Usability will grow with innovation. At this stage of cryptocurrency adoption, innovation must be seen as an integral part of projects. The Cardano team is definitely going down this path as they see this as the future. Second layers can play a key role in adoption, but so can other features. The market has to choose what it wants. Nothing is certain at the moment. Rather, it looks like the big investors are starting to diversify and asking for real usability. They are no longer satisfied with just narratives and speculation on price. Investors want to see quality transaction networks, smart contracts, and other services. But most of all, we need adoption. Without further adoption of cryptocurrencies, we won’t know what we want. The current narratives may be false and misleading. We see the future in increased adoption that will influence the evolution of technology.

Conclusion

The price of coins on the open market is determined by supply and demand. Creating a limited supply of coins is not a problem in the digital world. So the question is what will increase demand. Demand can definitely be influenced by the success of projects at the adoption level. We believe that the network effect will play a significantly higher role than speculative coin holding in the wallet. Cardano enables coin staking.

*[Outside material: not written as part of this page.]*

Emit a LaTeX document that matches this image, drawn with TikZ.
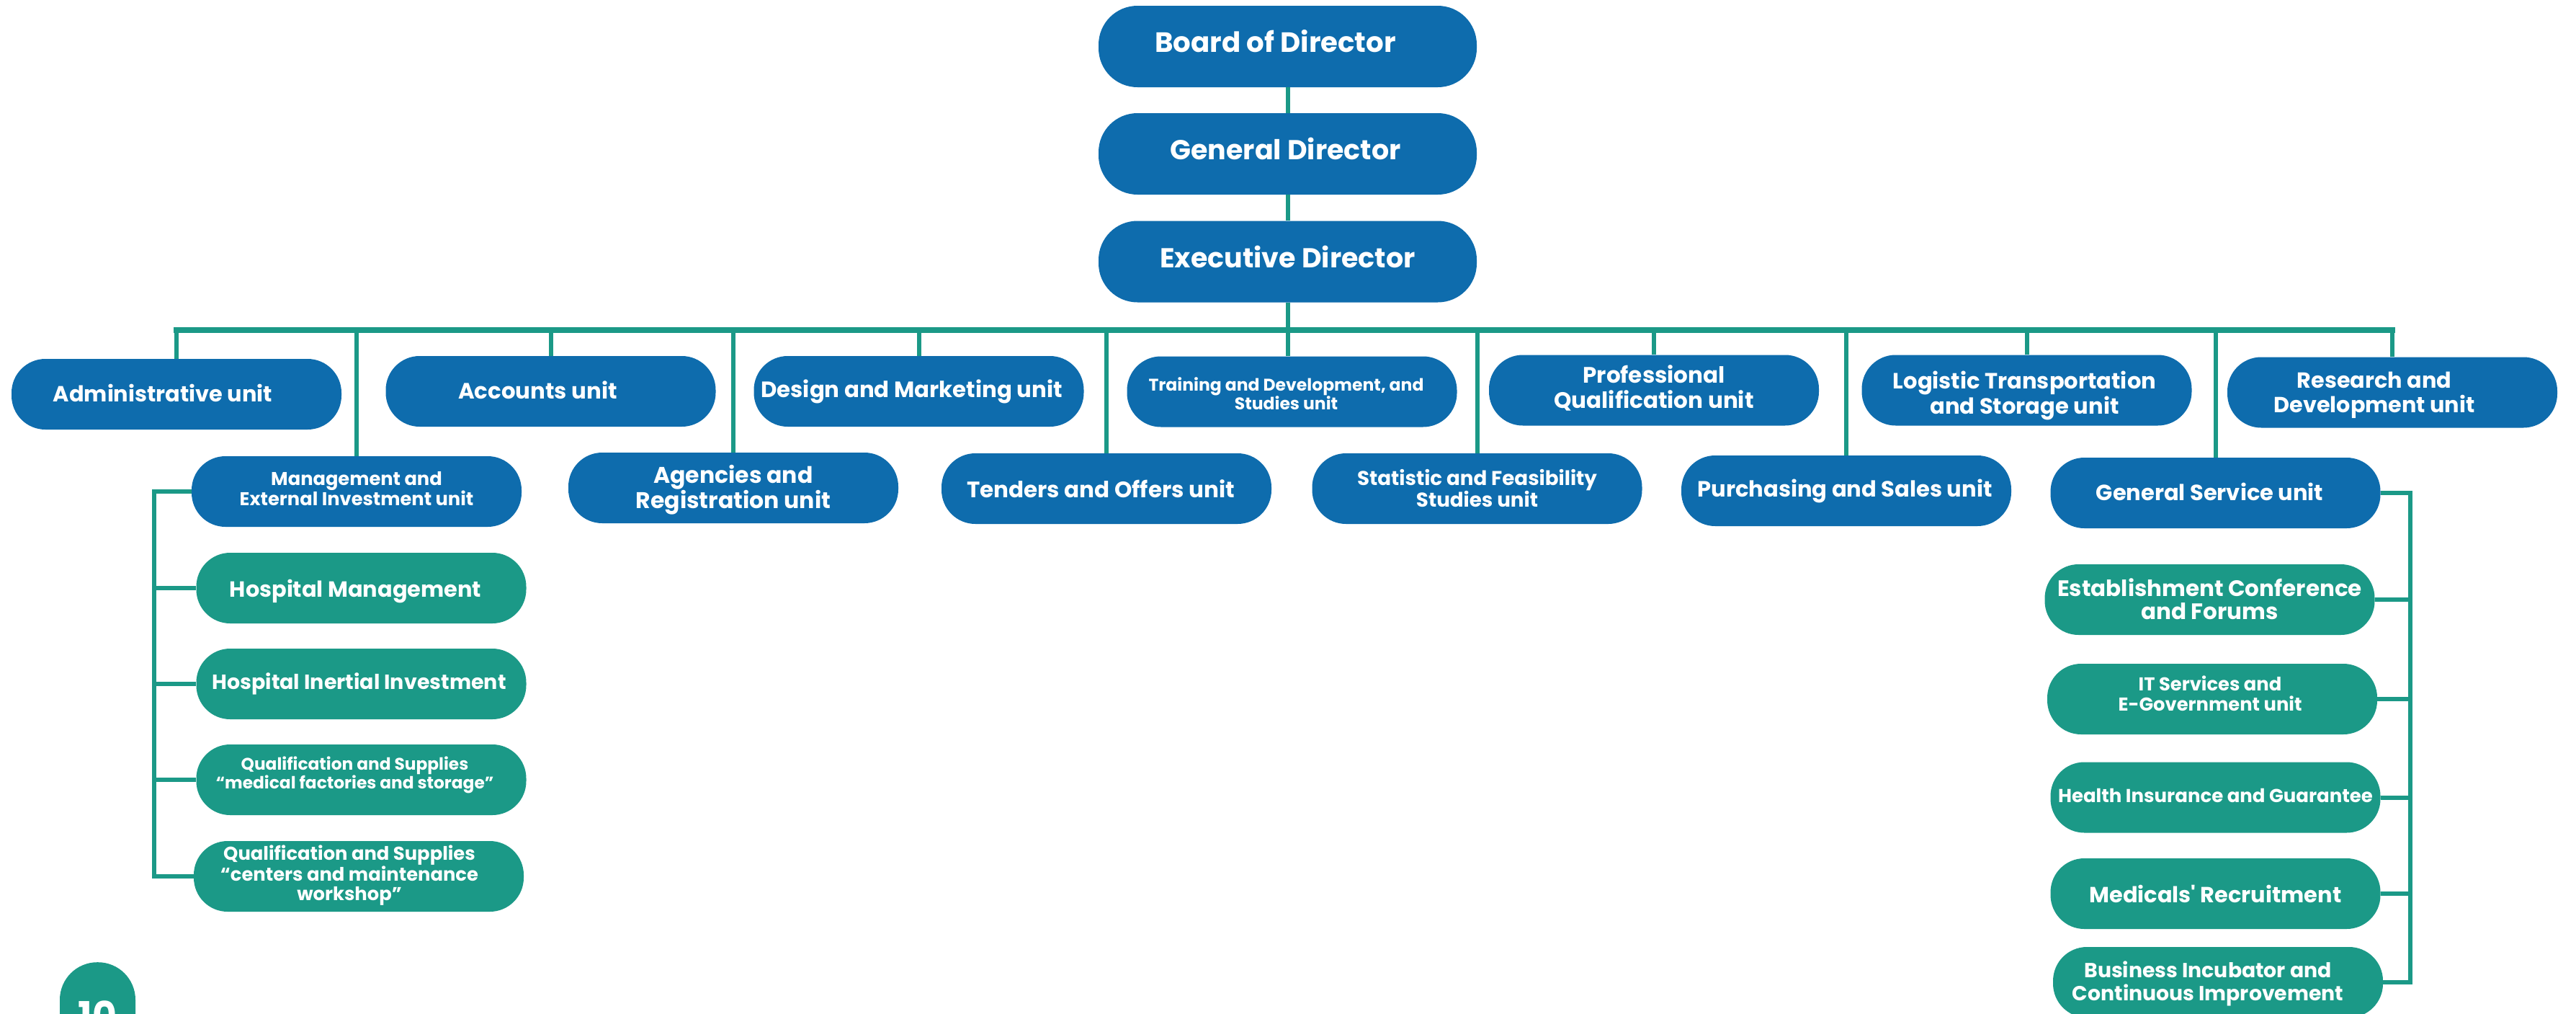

This is a great advantage as coin holders directly receive a proportionate share of the fees collected. This kind of passive income is very interesting from a speculation point of view. In addition, the coins are linked to the governance of the project. Thus, the coin holders have decision-making rights.

 

It doesn’t matter which horse you bet on. Either way, betting against technology is very tricky. No one is able to predict what technology will be developed and what it will bring us. So betting on the team may seem like a good choice. Success will ultimately be measured by the social and financial impact of the technology. This is not easy to predict in advance.